News and Opinion from Sisters, Oregon
Katie Diez decided this year that she would finally unbox her late father's old shirts and make something of them to commemorate a life that ended a decade ago.
Though she had never quilted before, she decided to cut up those old shirts and make a quilt for her mom and each of her siblings as a remembrance of Bill Kruger. In the process, she found a tiny something that affirmed the tenacity of life despite loss and the passage of time.
"In February, I found a little tomato seed on one of my dad's shirts and I ended up flicking it off," she recalled.
She regretted doing that, thinking that she might have been able to do something with it. She went back and found one more tomato seed.

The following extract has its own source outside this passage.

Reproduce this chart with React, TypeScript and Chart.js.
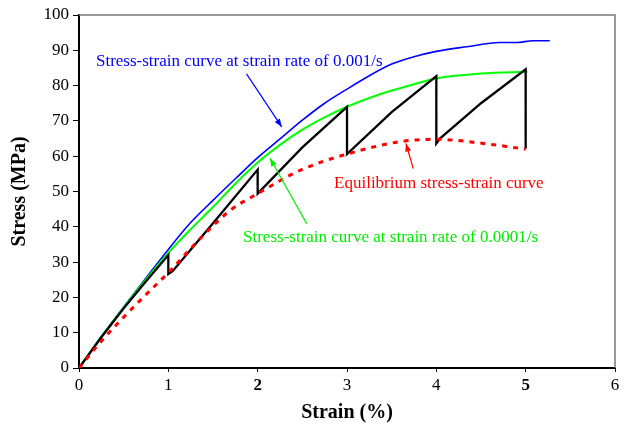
import React, { useEffect, useRef } from "react";
import { Chart, registerables } from "chart.js";

Chart.register(...registerables);

// ---- Data (strain %, stress MPa) ----
const blueStrain = [0, 0.25, 0.5, 0.75, 1.0, 1.25, 1.5, 1.75, 2.0, 2.25, 2.5, 2.75, 3.0, 3.25, 3.5, 3.75, 4.0, 4.34, 4.71, 4.9, 5.08, 5.27];
const blueStress = [0, 8.9, 17.3, 25.5, 33.6, 41.2, 47.5, 53.6, 59.6, 64.9, 70.2, 75, 79, 82.8, 86.1, 88.2, 89.7, 91, 92.2, 92.2, 92.7, 92.7];

const greenStrain = [0, 0.25, 0.5, 0.75, 1.0, 1.25, 1.5, 1.75, 2.0, 2.25, 2.5, 2.75, 3.0, 3.25, 3.5, 3.75, 4.0, 4.5, 5.02];
const greenStress = [0, 8.8, 17.1, 25.1, 32.6, 39.3, 45.6, 52.2, 58.2, 63.2, 67.5, 71, 74, 76.5, 78.6, 80.4, 82, 83.4, 83.9];

const blackStrain = [0, 0.25, 0.5, 0.75, 1.0, 1.0, 1.05, 1.5, 2.0, 2.0, 2.5, 3.0, 3.0, 3.5, 4.0, 4.0, 4.04, 4.5, 5.0, 5.0];
const blackStress = [0, 8.7, 16.9, 24.6, 32, 26.6, 27.5, 41, 56.2, 49.4, 62.5, 74, 60.6, 72.5, 82.7, 63.6, 65, 75, 84.6, 62.2];

const redStrain = [0, 0.25, 0.5, 0.75, 1.0, 1.35, 1.7, 2.0, 2.475, 3.0, 3.59, 4.0, 4.53, 4.86, 5.0];
const redStress = [0, 7.6, 14.4, 20.8, 27, 36.5, 44.8, 49.4, 56, 60.6, 64.1, 64.8, 63.6, 62.5, 62];

const xTicks = [0, 1, 2, 3, 4, 5, 6];
const boldXTicks = [2, 5];

const labelTexts = [
  "Stress-strain curve at strain rate of 0.001/s",
  "Equilibrium stress-strain curve",
  "Stress-strain curve at strain rate of 0.0001/s",
];

// annotation placement (data coordinates)
const ANNOTS = [
  { text: labelTexts[0], color: "#0000ff", tx: 0.19, ty: 85.5, ax1: 1.875, ay1: 83.3, ax2: 2.27, ay2: 68.3 },
  { text: labelTexts[1], color: "#ff0000", tx: 2.855, ty: 51.0, ax1: 3.742, ay1: 56.5, ax2: 3.66, ay2: 63.6 },
  { text: labelTexts[2], color: "#00ee00", tx: 1.836, ty: 35.7, ax1: 2.549, ay1: 40.9, ax2: 2.138, ay2: 59.4 },
];

const FONT = '"Liberation Serif", "Times New Roman", serif';

const toPts = (xs: number[], ys: number[]) => xs.map((x, i) => ({ x, y: ys[i] }));

const annotPlugin = {
  id: "annots",
  afterDatasetsDraw(chart: any) {
    const { ctx, chartArea, scales } = chart;
    const xs = scales.x;
    const ys = scales.y;
    ctx.save();
    // top & right frame
    ctx.strokeStyle = "#7a7a7a";
    ctx.lineWidth = 1.5;
    ctx.beginPath();
    ctx.moveTo(chartArea.left, chartArea.top);
    ctx.lineTo(chartArea.right, chartArea.top);
    ctx.lineTo(chartArea.right, chartArea.bottom);
    ctx.stroke();
    for (const a of ANNOTS) {
      ctx.fillStyle = a.color;
      ctx.font = `17px ${FONT}`;
      ctx.textAlign = "left";
      ctx.textBaseline = "alphabetic";
      ctx.fillText(a.text, xs.getPixelForValue(a.tx), ys.getPixelForValue(a.ty));
      const x1 = xs.getPixelForValue(a.ax1);
      const y1 = ys.getPixelForValue(a.ay1);
      const x2 = xs.getPixelForValue(a.ax2);
      const y2 = ys.getPixelForValue(a.ay2);
      ctx.strokeStyle = a.color;
      ctx.lineWidth = 1.2;
      ctx.beginPath();
      ctx.moveTo(x1, y1);
      ctx.lineTo(x2, y2);
      ctx.stroke();
      const ang = Math.atan2(y2 - y1, x2 - x1);
      const L = 8, W = 3;
      ctx.beginPath();
      ctx.moveTo(x2, y2);
      ctx.lineTo(x2 - L * Math.cos(ang) + W * Math.sin(ang), y2 - L * Math.sin(ang) - W * Math.cos(ang));
      ctx.lineTo(x2 - L * Math.cos(ang) - W * Math.sin(ang), y2 - L * Math.sin(ang) + W * Math.cos(ang));
      ctx.closePath();
      ctx.fill();
    }
    ctx.restore();
  },
};

export default function App() {
  const ref = useRef<HTMLCanvasElement | null>(null);
  useEffect(() => {
    if (!ref.current) return;
    const chart = new Chart(ref.current, {
      type: "scatter",
      data: {
        datasets: [
          {
            label: "Equilibrium",
            data: toPts(redStrain, redStress),
            showLine: true,
            borderColor: "#ff0000",
            borderWidth: 3,
            borderDash: [5, 6],
            pointRadius: 0,
            cubicInterpolationMode: "monotone",
            order: 0,
          },
          {
            label: "Stepwise",
            data: toPts(blackStrain, blackStress),
            showLine: true,
            borderColor: "#000000",
            borderWidth: 2.3,
            pointRadius: 0,
            tension: 0,
            order: 1,
          },
          {
            label: "0.0001/s",
            data: toPts(greenStrain, greenStress),
            showLine: true,
            borderColor: "#00ff00",
            borderWidth: 2,
            pointRadius: 0,
            cubicInterpolationMode: "monotone",
            order: 2,
          },
          {
            label: "0.001/s",
            data: toPts(blueStrain, blueStress),
            showLine: true,
            borderColor: "#0000ff",
            borderWidth: 1.6,
            pointRadius: 0,
            cubicInterpolationMode: "monotone",
            order: 3,
          },
        ],
      },
      options: {
        responsive: false,
        animation: false,
        layout: { padding: { left: 0, top: 15, right: 17, bottom: 0 } },
        plugins: { legend: { display: false }, tooltip: { enabled: false } },
        scales: {
          x: {
            type: "linear",
            min: 0,
            max: 6,
            afterFit: (s: any) => { s.height = 57; },
            afterBuildTicks: (s: any) => { s.ticks = xTicks.map((v) => ({ value: v })); },
            border: { color: "#000", width: 2 },
            grid: { drawOnChartArea: false, drawTicks: true, tickLength: 4, tickColor: "#000", tickWidth: 1 },
            ticks: {
              color: "#000",
              padding: 3,
              maxRotation: 0,
              font: (c: any) => ({
                family: FONT,
                size: 17,
                weight: c && c.tick && boldXTicks.includes(c.tick.value) ? "bold" : "normal",
              }),
            },
            title: {
              display: true,
              text: "Strain (%)",
              color: "#000",
              font: { family: FONT, size: 20, weight: "bold" },
              padding: { top: 0, bottom: 0 },
            },
          },
          y: {
            type: "linear",
            min: 0,
            max: 100,
            afterFit: (s: any) => { s.width = 79; },
            border: { color: "#000", width: 2 },
            grid: { drawOnChartArea: false, drawTicks: true, tickLength: 6, tickColor: "#000", tickWidth: 1 },
            ticks: { stepSize: 10, color: "#000", padding: 4, font: { family: FONT, size: 17 } },
            title: {
              display: true,
              text: "Stress (MPa)",
              color: "#000",
              font: { family: FONT, size: 20, weight: "bold" },
              padding: { top: 8, bottom: 0 },
            },
          },
        },
      },
      plugins: [annotPlugin],
    });
    return () => chart.destroy();
  }, []);
  return (
    <div style={{ position: "absolute", left: 0, top: 0, width: 632, height: 425, background: "#fff" }}>
      <canvas ref={ref} width={632} height={425} style={{ display: "block" }} />
    </div>
  );
}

Diez kept a journal through the process, and recounted how difficult it was to start cutting up her father's shirts - and not to use each fully. And she recalled her joy at getting a second chance at the tomato seed:
"I find that I feel guilty when I don't use every scrap of fabric. Almost as if I'm wasting the animal I just shot," she wrote. "Planning the cuts feels like I'm field-dressing a deer, which is ironic - Dad was a hunter. I found another tomato seed. I had discarded the first one and regretted not trying to sprout it. I feel like I won the lottery finding ONE MORE seed! I'm soaking it and will try to plant it."
She did - and found success.
"I've been nurturing it for the past two months and it's now four feet tall and growing tomatoes," she said. "And it was in a box stuck to a shirt for 10 years."
The remarkable occurrence connected her with her late father.
"My dad was a gardener, and it just had meaning for me to see that," she said.
She wanted to make a presentation of the plant along with the quilts for Christmas, so she kept quiet about the origins of the plant, even though family members had to occasionally help her keep the grow light on it when Katie was otherwise occupied. If they were puzzled by her insistence on growing a tomato plant in the winter, they kept it to themselves.
"They're kind of used to me doing weird stuff, so they didn't ask too many questions," she said.
Katie found nurturing the plant a pleasant retreat from the tumult of 2016, and it proved a fine symbolic gift to the family over the holiday.
She discovered that growing the plant and making the quilts was a way of prolonging her father's story, keeping memories fresh and vivid even after the passage of a decade.
And she felt it was a story she wanted to pass along.
"It's just a neat story that we thought we would share," she said.